Children at work!
All of you will no doubt have entered a toy shop at one time or other; perhaps to look for a present to for a son, daughter, nephew or niece. You may also have been to one of those gift shops where you can find original, hand made knickknacks, to give to a friend or relation on some special occasion. Many of those toys we have bought and objects we have given or received have no doubt been produced in Asia. A large number of them have certainly been made by children, often under conditions of virtual slavery. To make that leather ball which our children chase around the garden, a five-year old from Pakistan has worked eighty hours a week in exchange for just a piece of bread. To produce that hand-made oriental carpet, an Indian child will have slaved over a loom for fifteen hours a day.
This gravely unjust situation is extremely widespread, not only in Asia; the phenomenon is now so serious that UNICEF’s entire report for 1997 focuses on it. World-wide, there are hundreds of millions of exploited children. And this is just an estimate; it is something which cannot be calculated with precision, since it is often illegal and therefore a hidden reality - although most governments are well aware of the situation.
Iqbal Masih, a 12 year-old Pakistani boy, became a symbol against child exploitation everywhere when he denounced the conditions of children in Pakistan’s oriental rug industry. But on Easter Sunday, 1995, angered by his revelations, those greedy and ruthless men who owned the factory where Iqbal had worked had the young child brutally murdered, another innocent victim of avarice and cruelty.
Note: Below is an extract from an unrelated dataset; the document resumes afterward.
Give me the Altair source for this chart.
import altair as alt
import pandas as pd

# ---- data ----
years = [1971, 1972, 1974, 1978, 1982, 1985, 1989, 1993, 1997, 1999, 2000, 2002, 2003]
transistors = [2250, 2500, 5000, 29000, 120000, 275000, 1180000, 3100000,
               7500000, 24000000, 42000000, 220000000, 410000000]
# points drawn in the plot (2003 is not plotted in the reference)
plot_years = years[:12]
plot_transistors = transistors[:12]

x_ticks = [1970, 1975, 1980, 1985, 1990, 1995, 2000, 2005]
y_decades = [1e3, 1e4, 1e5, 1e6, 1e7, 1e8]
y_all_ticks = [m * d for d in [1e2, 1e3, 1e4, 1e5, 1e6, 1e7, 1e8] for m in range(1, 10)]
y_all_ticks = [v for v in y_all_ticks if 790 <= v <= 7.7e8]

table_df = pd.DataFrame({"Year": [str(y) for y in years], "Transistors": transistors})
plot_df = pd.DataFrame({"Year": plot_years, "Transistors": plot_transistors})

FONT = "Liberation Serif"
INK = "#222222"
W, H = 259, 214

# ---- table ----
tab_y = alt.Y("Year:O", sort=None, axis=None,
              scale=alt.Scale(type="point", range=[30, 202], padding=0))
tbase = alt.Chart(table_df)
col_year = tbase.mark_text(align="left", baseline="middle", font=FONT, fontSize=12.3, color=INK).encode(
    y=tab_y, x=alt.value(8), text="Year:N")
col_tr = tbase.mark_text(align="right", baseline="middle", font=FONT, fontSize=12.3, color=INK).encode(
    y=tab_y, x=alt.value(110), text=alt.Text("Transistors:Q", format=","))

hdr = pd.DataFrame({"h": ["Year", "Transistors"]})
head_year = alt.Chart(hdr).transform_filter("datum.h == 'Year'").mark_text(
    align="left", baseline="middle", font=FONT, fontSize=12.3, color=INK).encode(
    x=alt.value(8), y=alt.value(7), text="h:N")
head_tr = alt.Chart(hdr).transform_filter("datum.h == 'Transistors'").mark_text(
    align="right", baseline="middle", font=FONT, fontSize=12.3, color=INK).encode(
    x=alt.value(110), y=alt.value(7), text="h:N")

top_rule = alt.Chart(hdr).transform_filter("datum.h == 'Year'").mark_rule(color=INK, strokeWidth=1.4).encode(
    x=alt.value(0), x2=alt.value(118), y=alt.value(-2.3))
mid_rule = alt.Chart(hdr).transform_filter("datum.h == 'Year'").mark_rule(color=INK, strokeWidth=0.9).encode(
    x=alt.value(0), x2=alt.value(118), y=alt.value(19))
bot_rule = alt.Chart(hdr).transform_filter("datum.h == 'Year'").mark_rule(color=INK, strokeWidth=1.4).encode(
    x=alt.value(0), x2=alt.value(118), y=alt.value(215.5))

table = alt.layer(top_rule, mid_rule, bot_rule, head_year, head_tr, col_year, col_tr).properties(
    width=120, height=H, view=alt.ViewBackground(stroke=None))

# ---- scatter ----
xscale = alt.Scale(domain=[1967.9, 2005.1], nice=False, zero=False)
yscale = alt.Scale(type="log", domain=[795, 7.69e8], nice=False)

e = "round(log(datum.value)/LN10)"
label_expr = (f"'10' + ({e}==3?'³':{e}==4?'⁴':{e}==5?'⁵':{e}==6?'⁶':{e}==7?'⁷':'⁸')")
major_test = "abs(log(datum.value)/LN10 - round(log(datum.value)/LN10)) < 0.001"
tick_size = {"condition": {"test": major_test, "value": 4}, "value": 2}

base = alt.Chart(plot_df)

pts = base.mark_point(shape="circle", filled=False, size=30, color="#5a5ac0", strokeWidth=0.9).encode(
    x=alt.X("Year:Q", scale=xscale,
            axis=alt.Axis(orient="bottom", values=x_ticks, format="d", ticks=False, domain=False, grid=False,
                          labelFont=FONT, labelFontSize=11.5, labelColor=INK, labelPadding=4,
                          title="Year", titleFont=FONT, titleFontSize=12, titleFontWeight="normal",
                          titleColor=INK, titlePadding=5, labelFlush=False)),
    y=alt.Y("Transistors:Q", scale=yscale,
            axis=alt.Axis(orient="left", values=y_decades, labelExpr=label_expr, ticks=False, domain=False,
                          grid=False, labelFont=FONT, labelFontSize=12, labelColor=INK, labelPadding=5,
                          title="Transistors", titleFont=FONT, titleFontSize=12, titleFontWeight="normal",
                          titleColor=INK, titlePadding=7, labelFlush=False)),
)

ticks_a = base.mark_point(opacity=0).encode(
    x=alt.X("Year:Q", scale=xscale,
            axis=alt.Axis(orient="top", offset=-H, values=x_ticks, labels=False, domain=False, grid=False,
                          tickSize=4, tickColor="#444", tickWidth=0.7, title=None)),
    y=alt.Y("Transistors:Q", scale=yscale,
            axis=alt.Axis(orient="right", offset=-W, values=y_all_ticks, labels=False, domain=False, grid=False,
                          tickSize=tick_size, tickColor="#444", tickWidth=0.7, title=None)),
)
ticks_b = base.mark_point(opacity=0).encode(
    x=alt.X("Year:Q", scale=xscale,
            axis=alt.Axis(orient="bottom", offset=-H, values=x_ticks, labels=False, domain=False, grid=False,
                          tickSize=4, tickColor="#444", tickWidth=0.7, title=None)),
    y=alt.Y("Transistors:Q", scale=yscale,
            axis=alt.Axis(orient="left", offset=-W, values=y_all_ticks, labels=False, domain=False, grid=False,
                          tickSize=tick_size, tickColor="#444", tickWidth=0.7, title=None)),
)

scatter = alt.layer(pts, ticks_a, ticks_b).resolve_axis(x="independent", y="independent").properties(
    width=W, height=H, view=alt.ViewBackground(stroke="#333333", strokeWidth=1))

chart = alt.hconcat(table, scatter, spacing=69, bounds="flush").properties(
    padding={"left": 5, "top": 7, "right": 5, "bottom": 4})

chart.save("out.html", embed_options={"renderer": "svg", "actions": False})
Estimates tell us that in Africa and Asia, one out of every three children works; in Latin America, the figure is one in five; in India alone, ninety million children are currently being exploited: they work in the tobacco and textile industries. Perhaps they even feel somewhat lucky compared to their South African or Ivory Coast counterparts who work in gold and diamond mines, or to the young Brazilian children working on sugarcane and coffee plantations.
Many will say that, unfortunately, in some regions of the globe underdevelopment (or rather, a type of development which is conditioned by the weight of a country’s international debt and by the policies of the huge financial organisations of the West) is something about which little can be done. But this, too, is an illusion: UNICEF points out that child labour exists even in rich countries, although it is proportionally at a much lower level. Indeed each country, and each great city has its ‘twilight zones’, and its own share of injustice, alienation, suffering and extreme poverty.
Recently, the pope reminded us that it is more than simple compassion, it is a fundamental duty of justice to protect children. It is something more than just kind words or international children’s days every now and then; something more than treaties and protocols which may be most admirable, but are ultimately just pieces of paper.
The ‘something more’ needed is a deeper awareness of the value of human life, and of the ‘preciousness’ that we find within every human being, especially children, a preciousness which needs rights and freedom, and which is earned every day when each of us does our duty, and accepts our own responsibilities, ever mindful of those who hunger and thirst for justice when we make our commercial choices.